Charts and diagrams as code

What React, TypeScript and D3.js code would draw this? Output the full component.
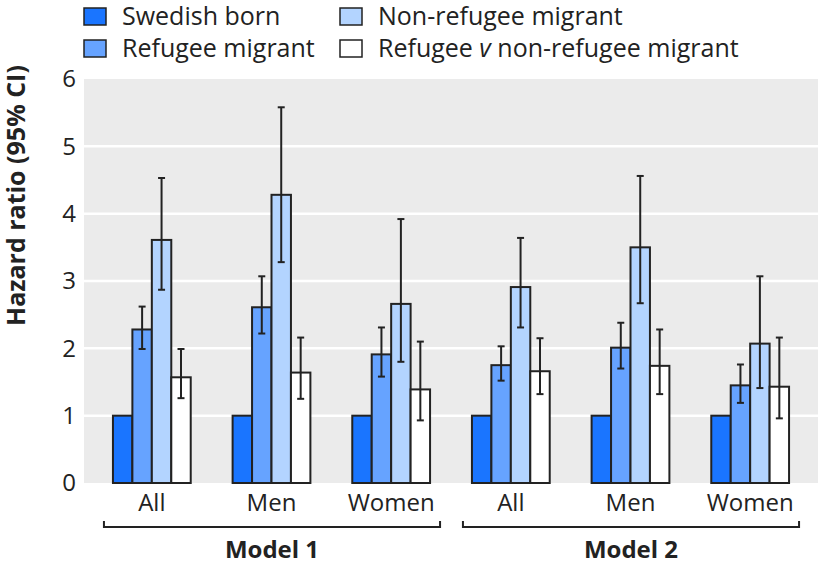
import * as d3 from "d3";
import React from "react";

// groups along the x axis
const models = ["Model 1", "Model 2"];
const subgroups = ["All", "Men", "Women"];
const groups = ["M1 All", "M1 Men", "M1 Women", "M2 All", "M2 Men", "M2 Women"];

const seriesNames = [
  "Swedish born",
  "Refugee migrant",
  "Non-refugee migrant",
  "Refugee v non-refugee migrant",
];
const seriesColors = ["#1a75ff", "#66a3ff", "#b3d4ff", "#ffffff"];

// hazard ratios, one list per series (same order as groups)
const swedishHR = [1, 1, 1, 1, 1, 1];
const refugeeHR = [2.28, 2.61, 1.91, 1.75, 2.01, 1.45];
const refugeeLo = [1.99, 2.22, 1.58, 1.52, 1.7, 1.19];
const refugeeHi = [2.62, 3.07, 2.31, 2.03, 2.38, 1.76];
const nonRefHR = [3.61, 4.28, 2.66, 2.91, 3.5, 2.07];
const nonRefLo = [2.87, 3.28, 1.8, 2.31, 2.67, 1.41];
const nonRefHi = [4.53, 5.58, 3.92, 3.64, 4.56, 3.07];
const ratioHR = [1.57, 1.64, 1.39, 1.66, 1.74, 1.43];
const ratioLo = [1.26, 1.25, 0.93, 1.32, 1.32, 0.96];
const ratioHi = [1.99, 2.16, 2.1, 2.15, 2.28, 2.16];

const yTicks = [0, 1, 2, 3, 4, 5, 6];

const W = 820;
const H = 568;
const plot = { left: 84, right: 818, top: 79, bottom: 483 };
const font = "'Open Sans', sans-serif";

const App = () => {
  const y = d3.scaleLinear().domain([0, 6]).range([plot.bottom, plot.top]);
  const x0 = d3
    .scaleBand()
    .domain(groups)
    .range([92, 810])
    .paddingInner(0.35)
    .paddingOuter(0.175);
  const x1 = d3.scaleBand().domain(seriesNames).range([0, x0.bandwidth()]);

  const values = [swedishHR, refugeeHR, nonRefHR, ratioHR];
  const lows = [null, refugeeLo, nonRefLo, ratioLo];
  const highs = [null, refugeeHi, nonRefHi, ratioHi];

  // legend placement, two columns
  const legendPos = [
    { x: 84, y: 8 },
    { x: 84, y: 40 },
    { x: 340, y: 8 },
    { x: 340, y: 40 },
  ];

  return (
    <div style={{ position: "absolute", left: 0, top: 0 }}>
      <svg width={W} height={H} style={{ display: "block" }} fontFamily={font}>
        <rect
          x={plot.left}
          y={plot.top}
          width={plot.right - plot.left}
          height={plot.bottom - plot.top}
          fill="#ebebeb"
        />
        {yTicks.slice(1, -1).map((t) => (
          <line
            key={t}
            x1={plot.left}
            x2={plot.right}
            y1={y(t)}
            y2={y(t)}
            stroke="#fff"
            strokeWidth={2.5}
          />
        ))}
        {yTicks.map((t) => (
          <text
            key={t}
            x={76}
            y={y(t)}
            dy="0.35em"
            textAnchor="end"
            fontSize={24}
            fill="#222"
          >
            {t}
          </text>
        ))}
        <text
          transform="translate(25,326) rotate(-90)"
          textAnchor="start"
          fontSize={25}
          fontWeight="bold"
          fill="#222"
        >
          Hazard ratio (95% CI)
        </text>

        {groups.map((g, gi) => (
          <g key={g} transform={`translate(${x0(g)},0)`}>
            {seriesNames.map((s, si) => (
              <rect
                key={s}
                x={x1(s)}
                y={y(values[si][gi])}
                width={x1.bandwidth()}
                height={y(0) - y(values[si][gi])}
                fill={seriesColors[si]}
                stroke="#222"
                strokeWidth={2}
              />
            ))}
            {seriesNames.map((s, si) => {
              const lo = lows[si];
              const hi = highs[si];
              if (!lo || !hi) return null;
              const cx = (x1(s) as number) + x1.bandwidth() / 2;
              return (
                <g key={s} stroke="#222" strokeWidth={2}>
                  <line x1={cx} x2={cx} y1={y(lo[gi])} y2={y(hi[gi])} />
                  <line x1={cx - 3.5} x2={cx + 3.5} y1={y(lo[gi])} y2={y(lo[gi])} />
                  <line x1={cx - 3.5} x2={cx + 3.5} y1={y(hi[gi])} y2={y(hi[gi])} />
                </g>
              );
            })}
            <text
              x={x0.bandwidth() / 2}
              y={511}
              textAnchor="middle"
              fontSize={24}
              fill="#222"
            >
              {subgroups[gi % 3]}
            </text>
          </g>
        ))}

        {models.map((m, mi) => {
          const first = groups[mi * 3];
          const last = groups[mi * 3 + 2];
          const left = (x0(first) as number) - 9;
          const right = (x0(last) as number) + x0.bandwidth() + 10;
          return (
            <g key={m}>
              <path
                d={`M${left},521V527H${right}V521`}
                fill="none"
                stroke="#222"
                strokeWidth={2}
              />
              <text
                x={(left + right) / 2}
                y={558}
                textAnchor="middle"
                fontSize={24}
                fontWeight="bold"
                fill="#222"
              >
                {m}
              </text>
            </g>
          );
        })}

        {seriesNames.map((s, si) => (
          <g key={s} transform={`translate(${legendPos[si].x},${legendPos[si].y})`}>
            <rect
              x={0}
              y={0}
              width={22}
              height={17}
              fill={seriesColors[si]}
              stroke="#222"
              strokeWidth={1.5}
            />
            <text x={38} y={17} fontSize={25} fill="#222">
              {si === 3 ? (
                <>
                  Refugee <tspan fontStyle="italic">v</tspan> non-refugee migrant
                </>
              ) : (
                s
              )}
            </text>
          </g>
        ))}
      </svg>
    </div>
  );
};

export default App;
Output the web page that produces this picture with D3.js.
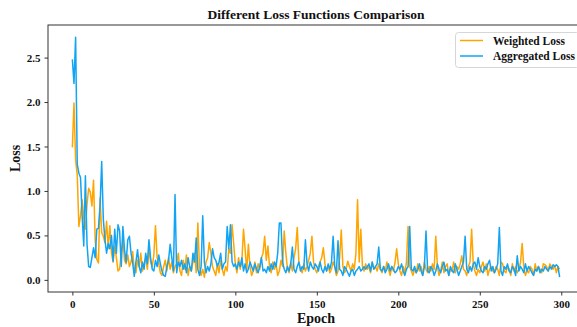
<!DOCTYPE html>
<html>
<head>
<meta charset="utf-8">
<script src="https://cdn.jsdelivr.net/npm/d3@7"></script>
<style>
  body { margin: 0; background: #fff; }
  text { font-family: "Liberation Serif", "Times New Roman", serif; font-weight: bold; }
</style>
</head>
<body>
<svg id="chart" width="577" height="327"></svg>
<script>
const title = 'Different Loss Functions Comparison';
const seriesNames = ['Weighted Loss', 'Aggregated Loss'];
const xTicks = [0, 50, 100, 150, 200, 250, 300];
const yTicks = [0.0, 0.5, 1.0, 1.5, 2.0, 2.5];

// values, epoch 0..299
const weightedLoss = [
  1.49, 1.99, 1.35, 1.18, 0.60, 0.72, 0.90, 0.70, 0.57, 0.85, 1.03, 0.99, 0.83, 1.12, 0.45, 0.23, 0.19, 0.92, 0.53, 0.49,
  0.42, 0.66, 0.35, 0.61, 0.30, 0.20, 0.38, 0.25, 0.10, 0.12, 0.30, 0.45, 0.22, 0.18, 0.28, 0.15, 0.20, 0.32, 0.12, 0.08,
  0.22, 0.15, 0.30, 0.10, 0.18, 0.25, 0.12, 0.35, 0.20, 0.15, 0.28, 0.61, 0.25, 0.18, 0.08, 0.05, 0.15, 0.22, 0.10, 0.25,
  0.12, 0.20, 0.08, 0.15, 0.18, 0.30, 0.10, 0.05, 0.22, 0.12, 0.28, 0.05, 0.15, 0.10, 0.20, 0.30, 0.08, 0.64, 0.15, 0.05,
  0.12, 0.03, 0.20, 0.25, 0.42, 0.30, 0.15, 0.10, 0.05, 0.18, 0.08, 0.22, 0.12, 0.05, 0.15, 0.10, 0.35, 0.30, 0.62, 0.40,
  0.18, 0.08, 0.25, 0.12, 0.20, 0.57, 0.35, 0.10, 0.40, 0.15, 0.05, 0.10, 0.20, 0.08, 0.18, 0.12, 0.25, 0.30, 0.49, 0.22,
  0.38, 0.15, 0.08, 0.20, 0.12, 0.18, 0.05, 0.10, 0.22, 0.15, 0.55, 0.30, 0.12, 0.08, 0.20, 0.10, 0.25, 0.35, 0.59, 0.20,
  0.12, 0.08, 0.18, 0.10, 0.15, 0.22, 0.30, 0.49, 0.20, 0.12, 0.08, 0.15, 0.20, 0.25, 0.36, 0.18, 0.10, 0.15, 0.08, 0.12,
  0.20, 0.15, 0.05, 0.10, 0.25, 0.56, 0.15, 0.08, 0.12, 0.21, 0.15, 0.10, 0.18, 0.12, 0.30, 0.90, 0.20, 0.57, 0.15, 0.10,
  0.18, 0.12, 0.15, 0.08, 0.20, 0.12, 0.15, 0.10, 0.18, 0.12, 0.08, 0.15, 0.10, 0.20, 0.12, 0.05, 0.15, 0.10, 0.20, 0.35,
  0.18, 0.10, 0.05, 0.15, 0.08, 0.20, 0.60, 0.15, 0.10, 0.05, 0.12, 0.08, 0.18, 0.10, 0.15, 0.05, 0.20, 0.12, 0.08, 0.15,
  0.10, 0.18, 0.12, 0.49, 0.15, 0.05, 0.10, 0.20, 0.08, 0.15, 0.18, 0.05, 0.12, 0.10, 0.20, 0.08, 0.15, 0.12, 0.18, 0.27,
  0.12, 0.10, 0.05, 0.15, 0.20, 0.57, 0.18, 0.10, 0.05, 0.12, 0.08, 0.15, 0.20, 0.10, 0.18, 0.05, 0.12, 0.15, 0.10, 0.08,
  0.15, 0.12, 0.05, 0.20, 0.18, 0.10, 0.08, 0.15, 0.12, 0.05, 0.18, 0.10, 0.15, 0.08, 0.12, 0.20, 0.41, 0.15, 0.05, 0.10,
  0.08, 0.15, 0.12, 0.05, 0.18, 0.10, 0.15, 0.12, 0.08, 0.18, 0.17, 0.15, 0.10, 0.18, 0.15, 0.12, 0.16, 0.08, 0.15, 0.12
];
const aggregatedLoss = [
  2.48, 2.21, 2.73, 1.30, 1.20, 1.15, 0.72, 0.38, 1.17, 0.40, 0.15, 0.14, 0.25, 0.36, 0.25, 0.57, 0.58, 0.83, 1.33, 0.68,
  0.45, 0.30, 0.41, 0.35, 0.50, 0.21, 0.57, 0.30, 0.62, 0.55, 0.15, 0.60, 0.34, 0.20, 0.45, 0.49, 0.30, 0.19, 0.04, 0.20,
  0.34, 0.15, 0.08, 0.20, 0.12, 0.30, 0.18, 0.45, 0.25, 0.12, 0.10, 0.22, 0.15, 0.28, 0.18, 0.10, 0.05, 0.04, 0.15, 0.22,
  0.40, 0.25, 0.10, 0.96, 0.08, 0.20, 0.15, 0.22, 0.12, 0.18, 0.08, 0.25, 0.15, 0.10, 0.30, 0.20, 0.47, 0.12, 0.05, 0.15,
  0.72, 0.20, 0.08, 0.15, 0.10, 0.18, 0.35, 0.25, 0.22, 0.15, 0.20, 0.30, 0.12, 0.18, 0.20, 0.60, 0.35, 0.62, 0.20, 0.15,
  0.18, 0.12, 0.20, 0.15, 0.25, 0.10, 0.18, 0.08, 0.12, 0.20, 0.15, 0.10, 0.18, 0.12, 0.08, 0.15, 0.25, 0.10, 0.12, 0.08,
  0.15, 0.10, 0.18, 0.12, 0.20, 0.15, 0.30, 0.64, 0.64, 0.20, 0.12, 0.08, 0.15, 0.10, 0.18, 0.37, 0.12, 0.08, 0.15, 0.20,
  0.10, 0.15, 0.12, 0.45, 0.18, 0.10, 0.20, 0.15, 0.12, 0.18, 0.15, 0.10, 0.20, 0.12, 0.08, 0.15, 0.10, 0.18, 0.12, 0.20,
  0.49, 0.15, 0.08, 0.44, 0.12, 0.10, 0.05, 0.15, 0.12, 0.08, 0.04, 0.10, 0.12, 0.05, 0.10, 0.12, 0.15, 0.10, 0.12, 0.15,
  0.12, 0.15, 0.18, 0.10, 0.20, 0.12, 0.15, 0.18, 0.37, 0.12, 0.10, 0.15, 0.08, 0.12, 0.18, 0.10, 0.15, 0.12, 0.08, 0.10,
  0.15, 0.12, 0.18, 0.10, 0.05, 0.12, 0.15, 0.60, 0.12, 0.10, 0.15, 0.08, 0.12, 0.18, 0.10, 0.05, 0.15, 0.55, 0.10, 0.08,
  0.15, 0.12, 0.05, 0.10, 0.18, 0.12, 0.08, 0.15, 0.20, 0.10, 0.12, 0.05, 0.15, 0.10, 0.08, 0.18, 0.12, 0.05, 0.10, 0.15,
  0.20, 0.49, 0.12, 0.08, 0.15, 0.10, 0.18, 0.20, 0.12, 0.25, 0.15, 0.10, 0.08, 0.15, 0.12, 0.18, 0.22, 0.10, 0.15, 0.08,
  0.12, 0.18, 0.59, 0.10, 0.05, 0.15, 0.12, 0.18, 0.10, 0.08, 0.15, 0.12, 0.05, 0.27, 0.10, 0.15, 0.12, 0.08, 0.18, 0.10,
  0.15, 0.12, 0.08, 0.05, 0.12, 0.10, 0.15, 0.08, 0.12, 0.10, 0.15, 0.12, 0.10, 0.15, 0.12, 0.17, 0.15, 0.17, 0.15, 0.03
];
const colors = ['#ffa500', '#12a4f4'];

const svg = d3.select('#chart');
const box = { left: 48, right: 584, top: 25, bottom: 292 };

const x = d3.scaleLinear().domain([-14.95, 313.95]).range([box.left, box.right]);
const y = d3.scaleLinear().domain([-0.1365, 2.8665]).range([box.bottom, box.top]);

// lines
const line = d3.line()
  .x((d, i) => x(i))
  .y(d => y(d));

[weightedLoss, aggregatedLoss].forEach((s, k) => {
  svg.append('path')
    .datum(s)
    .attr('fill', 'none')
    .attr('stroke', colors[k])
    .attr('stroke-width', 1.5)
    .attr('stroke-linejoin', 'round')
    .attr('d', line);
});

// frame
svg.append('rect')
  .attr('x', box.left).attr('y', box.top)
  .attr('width', box.right - box.left).attr('height', box.bottom - box.top)
  .attr('fill', 'none').attr('stroke', '#333').attr('stroke-width', 1);

// axes
const xAxis = svg.append('g')
  .attr('transform', `translate(0,${box.bottom})`)
  .call(d3.axisBottom(x).tickValues(xTicks).tickSize(3.5).tickPadding(4.5));
const yAxis = svg.append('g')
  .attr('transform', `translate(${box.left},0)`)
  .call(d3.axisLeft(y).tickValues(yTicks).tickFormat(d3.format('.1f')).tickSize(3.5).tickPadding(4));
[xAxis, yAxis].forEach(g => {
  g.select('.domain').remove();
  g.selectAll('line').attr('stroke', '#333');
  g.selectAll('text').attr('font-size', 11).attr('fill', '#111')
    .style('font-family', '"Liberation Serif", serif').style('font-weight', 'bold');
});

// title and labels
svg.append('text')
  .attr('x', (box.left + box.right) / 2).attr('y', 19)
  .attr('text-anchor', 'middle').attr('font-size', 13.5).attr('fill', '#111')
  .text(title);
svg.append('text')
  .attr('x', (box.left + box.right) / 2).attr('y', 323)
  .attr('text-anchor', 'middle').attr('font-size', 14).attr('fill', '#111')
  .text('Epoch');
svg.append('text')
  .attr('transform', `translate(20,${(box.top + box.bottom) / 2}) rotate(-90)`)
  .attr('text-anchor', 'middle').attr('font-size', 14).attr('fill', '#111')
  .text('Loss');

// legend
const legend = svg.append('g');
legend.append('rect')
  .attr('x', 455.5).attr('y', 32.5).attr('width', 124).attr('height', 35).attr('rx', 3)
  .attr('fill', '#fff').attr('fill-opacity', 0.8).attr('stroke', '#d6d6d6').attr('stroke-width', 1);
seriesNames.forEach((name, k) => {
  const ly = 40.5 + k * 15.5;
  legend.append('line')
    .attr('x1', 460).attr('x2', 483).attr('y1', ly).attr('y2', ly)
    .attr('stroke', colors[k]).attr('stroke-width', 1.5);
  legend.append('text')
    .attr('x', 493).attr('y', ly + 4).attr('font-size', 11.5).attr('fill', '#111')
    .text(name);
});
</script>
</body>
</html>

## The problem
Could the lines from the top of the material through the line with "import React from" be repeated exactly, pictures left out?

## The solution
What React, TypeScript and D3.js code would draw this? Output the full component.
import * as d3 from "d3";
import React from "react";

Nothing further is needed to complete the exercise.